> [Supplied material]:

:::::

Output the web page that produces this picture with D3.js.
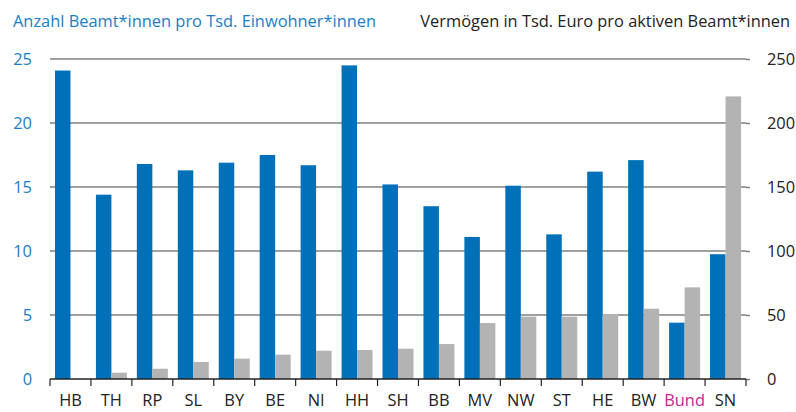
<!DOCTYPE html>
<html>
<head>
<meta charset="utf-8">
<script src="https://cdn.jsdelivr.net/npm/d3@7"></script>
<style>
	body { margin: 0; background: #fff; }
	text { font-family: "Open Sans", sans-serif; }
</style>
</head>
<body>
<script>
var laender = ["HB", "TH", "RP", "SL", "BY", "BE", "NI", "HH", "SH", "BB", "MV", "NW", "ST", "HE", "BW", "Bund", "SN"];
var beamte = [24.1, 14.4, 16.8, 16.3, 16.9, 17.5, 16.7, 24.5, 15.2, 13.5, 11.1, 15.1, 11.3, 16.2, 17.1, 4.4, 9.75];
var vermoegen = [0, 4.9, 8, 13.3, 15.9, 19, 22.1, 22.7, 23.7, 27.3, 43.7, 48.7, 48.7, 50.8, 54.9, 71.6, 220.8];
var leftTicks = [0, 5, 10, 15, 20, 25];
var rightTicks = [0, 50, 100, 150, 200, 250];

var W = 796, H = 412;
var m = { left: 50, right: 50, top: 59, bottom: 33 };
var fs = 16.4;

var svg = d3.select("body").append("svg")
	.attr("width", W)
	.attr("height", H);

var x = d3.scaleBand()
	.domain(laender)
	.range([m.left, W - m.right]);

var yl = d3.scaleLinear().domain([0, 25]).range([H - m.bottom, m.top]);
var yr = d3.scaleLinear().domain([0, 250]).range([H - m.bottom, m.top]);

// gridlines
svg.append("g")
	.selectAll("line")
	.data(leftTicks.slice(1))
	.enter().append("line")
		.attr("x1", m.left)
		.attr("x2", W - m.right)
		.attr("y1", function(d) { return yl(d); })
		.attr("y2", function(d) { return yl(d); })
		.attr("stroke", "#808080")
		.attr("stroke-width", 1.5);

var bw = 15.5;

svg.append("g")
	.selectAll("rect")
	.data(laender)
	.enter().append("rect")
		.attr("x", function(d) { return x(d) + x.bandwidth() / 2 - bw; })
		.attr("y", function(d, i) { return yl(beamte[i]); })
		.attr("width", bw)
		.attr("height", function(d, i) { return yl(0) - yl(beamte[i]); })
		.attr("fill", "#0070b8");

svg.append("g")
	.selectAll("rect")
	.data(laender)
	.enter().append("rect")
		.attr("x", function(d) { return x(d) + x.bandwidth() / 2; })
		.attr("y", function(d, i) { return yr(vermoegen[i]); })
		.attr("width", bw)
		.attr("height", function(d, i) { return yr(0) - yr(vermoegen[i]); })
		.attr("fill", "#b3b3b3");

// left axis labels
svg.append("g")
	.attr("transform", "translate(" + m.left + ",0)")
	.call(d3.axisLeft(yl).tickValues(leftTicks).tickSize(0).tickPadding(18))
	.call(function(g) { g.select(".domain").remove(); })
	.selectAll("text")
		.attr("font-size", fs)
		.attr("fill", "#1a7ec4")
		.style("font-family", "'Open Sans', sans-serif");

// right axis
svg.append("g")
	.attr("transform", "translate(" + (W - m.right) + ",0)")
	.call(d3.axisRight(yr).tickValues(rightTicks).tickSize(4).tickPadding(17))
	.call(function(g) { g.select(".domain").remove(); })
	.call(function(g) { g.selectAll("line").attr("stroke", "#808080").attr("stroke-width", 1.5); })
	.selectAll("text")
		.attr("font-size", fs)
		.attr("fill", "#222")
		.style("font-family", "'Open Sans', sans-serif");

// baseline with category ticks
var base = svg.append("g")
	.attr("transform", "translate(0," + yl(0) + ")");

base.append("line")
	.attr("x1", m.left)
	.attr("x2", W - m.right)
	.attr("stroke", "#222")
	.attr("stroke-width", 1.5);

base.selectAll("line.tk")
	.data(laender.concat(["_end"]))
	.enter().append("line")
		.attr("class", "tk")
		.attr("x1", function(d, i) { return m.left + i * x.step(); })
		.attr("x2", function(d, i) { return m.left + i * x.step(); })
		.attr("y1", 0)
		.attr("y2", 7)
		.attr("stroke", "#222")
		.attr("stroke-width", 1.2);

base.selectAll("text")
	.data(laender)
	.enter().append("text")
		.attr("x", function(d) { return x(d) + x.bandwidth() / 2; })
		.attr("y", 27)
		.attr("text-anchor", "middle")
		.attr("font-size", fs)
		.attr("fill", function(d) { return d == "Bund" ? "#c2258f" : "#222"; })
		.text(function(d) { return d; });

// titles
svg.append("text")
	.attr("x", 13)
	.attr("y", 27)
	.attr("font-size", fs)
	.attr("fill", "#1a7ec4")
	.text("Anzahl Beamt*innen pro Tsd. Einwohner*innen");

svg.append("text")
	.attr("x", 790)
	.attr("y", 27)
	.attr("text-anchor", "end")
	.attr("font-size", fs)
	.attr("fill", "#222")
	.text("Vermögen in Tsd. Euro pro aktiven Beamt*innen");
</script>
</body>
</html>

:::::

> [Requirements]: Repeat only the lines from the beginning of the material through the line containing "var rightTicks = [0, 50, 100, 150, 200, 250];", both ends kept, leaving pictures out.

> [Written answer]:
Output the web page that produces this picture with D3.js.
<!DOCTYPE html>
<html>
<head>
<meta charset="utf-8">
<script src="https://cdn.jsdelivr.net/npm/d3@7"></script>
<style>
	body { margin: 0; background: #fff; }
	text { font-family: "Open Sans", sans-serif; }
</style>
</head>
<body>
<script>
var laender = ["HB", "TH", "RP", "SL", "BY", "BE", "NI", "HH", "SH", "BB", "MV", "NW", "ST", "HE", "BW", "Bund", "SN"];
var beamte = [24.1, 14.4, 16.8, 16.3, 16.9, 17.5, 16.7, 24.5, 15.2, 13.5, 11.1, 15.1, 11.3, 16.2, 17.1, 4.4, 9.75];
var vermoegen = [0, 4.9, 8, 13.3, 15.9, 19, 22.1, 22.7, 23.7, 27.3, 43.7, 48.7, 48.7, 50.8, 54.9, 71.6, 220.8];
var leftTicks = [0, 5, 10, 15, 20, 25];
var rightTicks = [0, 50, 100, 150, 200, 250];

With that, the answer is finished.